Anna: At the University of Wisconsin, where I began this work, and now at Oklahoma State University, I have been keenly aware of the complicated and critical roles that major land-grant universities have played in the development of our intertwined systems of business, agriculture, and science. Universities have really never been these independent institutions, pursuing knowledge for the sake of intellectual truth, especially at land-grant colleges, which were established with the explicit purpose of serving the public, and especially the country’s farmers.
What’s interesting about the story of canning pea agriculture in Wisconsin is that it wasn’t just the well-established farmers who benefited from this state interest in agriculture — it was also the canners and food processors in that middle place between producers and consumers. And, in turn, the canners’ direct engagement with agricultural science — both in funding it and in breeding new varieties, addressing pests and blight, working out contracts with farmers — reshaped agricultural science and farming practices more broadly.
Emily: In Chapter Four on grade labels and tomatoes, you examine a key turning point in the way that canned food producers worked to foster consumer trust. They shifted from supporting government regulation and labeling as “the knowledge of quality” toward branding and advertising as “the illusion of quality” (134). How monumental was this change in the making of our modern food system?
Anna: One of the lessons that my book offers is that canners are and have always been keenly interested in consumer preferences. When consumers express their desires, food processors listen. But how closely they listen has been largely a function of the vulnerability the industry has felt over time. The 1930s case offers a moment of transition when canners were feeling their relative strength and used it as a platform from which they could reject the New Deal suggestion of grade labels. They hoped that brand names and advertising campaigns would be enough to win consumer trust, without actually conveying quality directly.
As I write also on page 134, “They tried to make the opacity of the can a positive attribute instead of a negative one, offering consumers fantastic visions of what was inside, rather than a more realistic window into the can.” Our modern food system expects us to buy packaged foods for much the same reasons — out of complacency and an inability to imagine any alternative. They are able to keep consumer devotion so long as they maintain that “illusion of quality.”
Emily: You compellingly argue at the end of your final chapter on BPA in Campbell’s soup, “To change what we eat, we must change the institutions that feed us” (185). What lessons does the history of canned food offer about our current food system, how it works, and how it might be transformed?

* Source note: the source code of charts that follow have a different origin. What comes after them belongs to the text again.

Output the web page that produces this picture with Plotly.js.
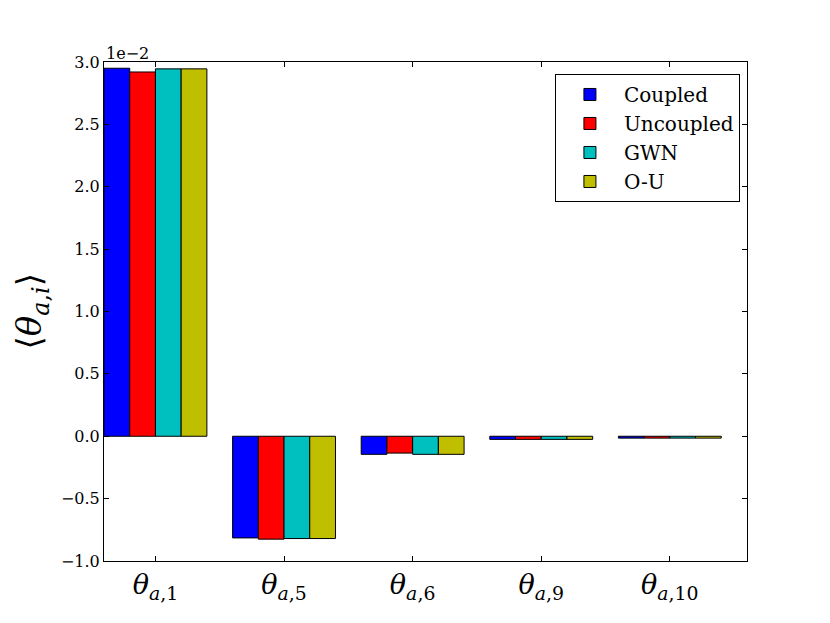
<!DOCTYPE html>
<html><head><meta charset="utf-8">
<script src="https://cdn.plot.ly/plotly-3.0.1.min.js"></script>
<style>body{margin:0;background:#fff}#plot{width:830px;height:623px}</style>
</head><body><div id="plot"></div>
<script>
// values in units of 1e-2
const categories = ['θa,1','θa,5','θa,6','θa,9','θa,10'];
const tickLabels = ['<i>θ</i><sub><i>a</i>,1</sub>','<i>θ</i><sub><i>a</i>,5</sub>','<i>θ</i><sub><i>a</i>,6</sub>','<i>θ</i><sub><i>a</i>,9</sub>','<i>θ</i><sub><i>a</i>,10</sub>'];
const seriesNames = ['Coupled','Uncoupled','GWN','O-U'];
const coupled   = [2.95, -0.815, -0.145, -0.025, -0.015];
const uncoupled = [2.92, -0.825, -0.135, -0.025, -0.015];
const gwn       = [2.945, -0.82, -0.145, -0.025, -0.015];
const ou        = [2.945, -0.82, -0.145, -0.025, -0.015];
const colors = ['#0000ff','#ff0000','#00bfbf','#bfbf00'];
const series = [coupled, uncoupled, gwn, ou];
const pos = categories.map((c,i)=>i);
const traces = series.map((vals,k)=>({
  type:'bar', x:pos, y:vals, name:seriesNames[k],
  width:0.2, offset:0.2*k,
  marker:{color:colors[k], line:{color:'#000', width:1}}
}));
const serif = 'DejaVu Serif';
const layout = {
  width:830, height:623,
  margin:{l:104, r:83, t:62, b:62},
  paper_bgcolor:'#fff', plot_bgcolor:'#fff',
  barmode:'overlay',
  showlegend:true,
  legend:{x:0.989, y:0.976, xanchor:'right', yanchor:'top',
    bordercolor:'#000', borderwidth:1, bgcolor:'#fff',
    font:{family:serif, size:20, color:'#000'}, itemwidth:58},
  xaxis:{range:[0,5], tickvals:pos.map(p=>p+0.4), ticktext:tickLabels,
    ticks:'inside', ticklen:5, tickcolor:'#000', mirror:'allticks',
    showline:true, linecolor:'#000', linewidth:1, showgrid:false, zeroline:false,
    tickfont:{family:serif, size:27, color:'#000'}},
  yaxis:{range:[-1,3], tickvals:[-1,-0.5,0,0.5,1,1.5,2,2.5,3], tickformat:'.1f',
    ticks:'inside', ticklen:5, tickcolor:'#000', mirror:'allticks',
    showline:true, linecolor:'#000', linewidth:1, showgrid:false, zeroline:false,
    tickfont:{family:serif, size:16, color:'#000'}},
  annotations:[
    {text:'1e−2', xref:'paper', yref:'paper', x:0, y:1, xanchor:'left', yanchor:'bottom',
     showarrow:false, font:{family:serif, size:16, color:'#000'}, yshift:-3},
    {text:'⟨<i>θ</i><sub><i>a</i>,<i>i</i></sub>⟩', xref:'paper', yref:'paper', x:-0.112, y:0.5,
     xanchor:'center', yanchor:'middle', textangle:-90, showarrow:false,
     font:{family:serif, size:34, color:'#000'}}
  ]
};
Plotly.newPlot('plot', traces, layout, {staticPlot:true});
</script></body></html>
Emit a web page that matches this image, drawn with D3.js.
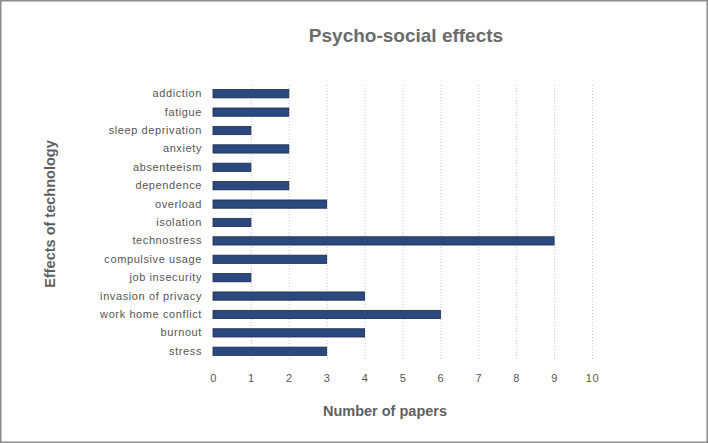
<!DOCTYPE html>
<html>
<head>
<meta charset="utf-8">
<title>Psycho-social effects</title>
<script src="https://d3js.org/d3.v7.min.js"></script>
<style>
body { margin: 0; background: #fff; }
svg text { font-family: "Liberation Sans", Arial, sans-serif; }
.tick text { fill: #555; font-size: 11px; letter-spacing: 0.6px; }
.grid line { stroke: #c8c8c8; stroke-dasharray: 1,2; }
</style>
</head>
<body>
<script>
// categories top to bottom, number of papers for each
var effects = ["addiction", "fatigue", "sleep deprivation", "anxiety", "absenteeism",
  "dependence", "overload", "isolation", "technostress", "compulsive usage",
  "job insecurity", "invasion of privacy", "work home conflict", "burnout", "stress"];
var papers = [2, 2, 1, 2, 1, 2, 3, 1, 9, 3, 1, 4, 6, 4, 3];
var xTicks = [0, 1, 2, 3, 4, 5, 6, 7, 8, 9, 10];

var W = 708, H = 443;
var margin = {top: 85, right: 116, bottom: 83, left: 213};

var svg = d3.select("body").append("svg")
    .attr("width", W)
    .attr("height", H);

// outer frame
svg.append("rect")
    .attr("x", 0.75).attr("y", 0.75)
    .attr("width", W - 1.5).attr("height", H - 1.5)
    .attr("fill", "#fff")
    .attr("stroke", "#8c8c8c")
    .attr("stroke-width", 1.5);

var x = d3.scaleLinear().domain([0, 10]).range([margin.left, W - margin.right]);
var y = d3.scaleBand().domain(effects)
    .range([margin.top, H - margin.bottom])
    .paddingInner(0.55).paddingOuter(0.25);

// dotted vertical gridlines
svg.append("g").attr("class", "grid")
  .selectAll("line").data(xTicks.slice(1)).enter()
  .append("line")
    .attr("x1", function(d) { return x(d) + 0.5; })
    .attr("x2", function(d) { return x(d) + 0.5; })
    .attr("y1", margin.top)
    .attr("y2", H - margin.bottom);

// bars
svg.append("g").selectAll("rect").data(effects).enter()
  .append("rect")
    .attr("x", x(0))
    .attr("y", function(d) { return y(d); })
    .attr("width", function(d, i) { return x(papers[i]) - x(0); })
    .attr("height", y.bandwidth())
    .attr("fill", "#2a4a7f")
    .attr("stroke", "#1c2b48")
    .attr("stroke-width", 0.8);

// axes without lines
var xAxis = svg.append("g")
    .attr("transform", "translate(0," + (H - margin.bottom + 8) + ")")
    .call(d3.axisBottom(x).tickValues(xTicks).tickSize(0).tickPadding(6));
xAxis.select(".domain").remove();

var yAxis = svg.append("g")
    .attr("transform", "translate(" + (margin.left - 11) + ",0)")
    .call(d3.axisLeft(y).tickSize(0).tickPadding(0));
yAxis.select(".domain").remove();

// titles
svg.append("text")
    .attr("x", 406).attr("y", 42)
    .attr("text-anchor", "middle")
    .attr("font-size", "19px").attr("font-weight", "bold")
    .attr("fill", "#6b6b6b")
    .text("Psycho-social effects");

svg.append("text")
    .attr("x", 385).attr("y", 416)
    .attr("text-anchor", "middle")
    .attr("font-size", "14.5px").attr("font-weight", "bold")
    .attr("fill", "#5f5f5f")
    .text("Number of papers");

svg.append("text")
    .attr("transform", "translate(55,214) rotate(-90)")
    .attr("text-anchor", "middle")
    .attr("font-size", "14.5px").attr("font-weight", "bold")
    .attr("fill", "#5f5f5f")
    .text("Effects of technology");
</script>
</body>
</html>
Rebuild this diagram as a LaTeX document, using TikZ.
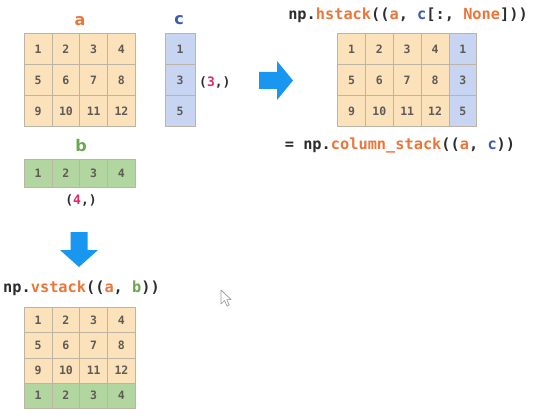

Anna: Even though I’m committed to individual action myself, a study that I cite in that chapter served as a major wake-up call. It found a group of consumers who ate no canned food and ate a local, organic diet actually ended up with higher levels of endocrine-disrupting chemicals in their blood than a control group on a standard American diet, for reasons outside their control. No matter how much we might do to protect ourselves from the ills of a modern food system, there are far too many variables (and far too many people hurt besides ourselves) to make change only at the individual level.
The story of Canned shows that systematic, regulatory change has been possible in times past, and that the food industry actually welcomed it when they believed it would help them win over consumers. So, this gives me hope in the power of consumer (and voter) direct action. If we can make the food industry know that it is threatened, if we can make it feel its vulnerability, perhaps there is space for real change. At least I hope so.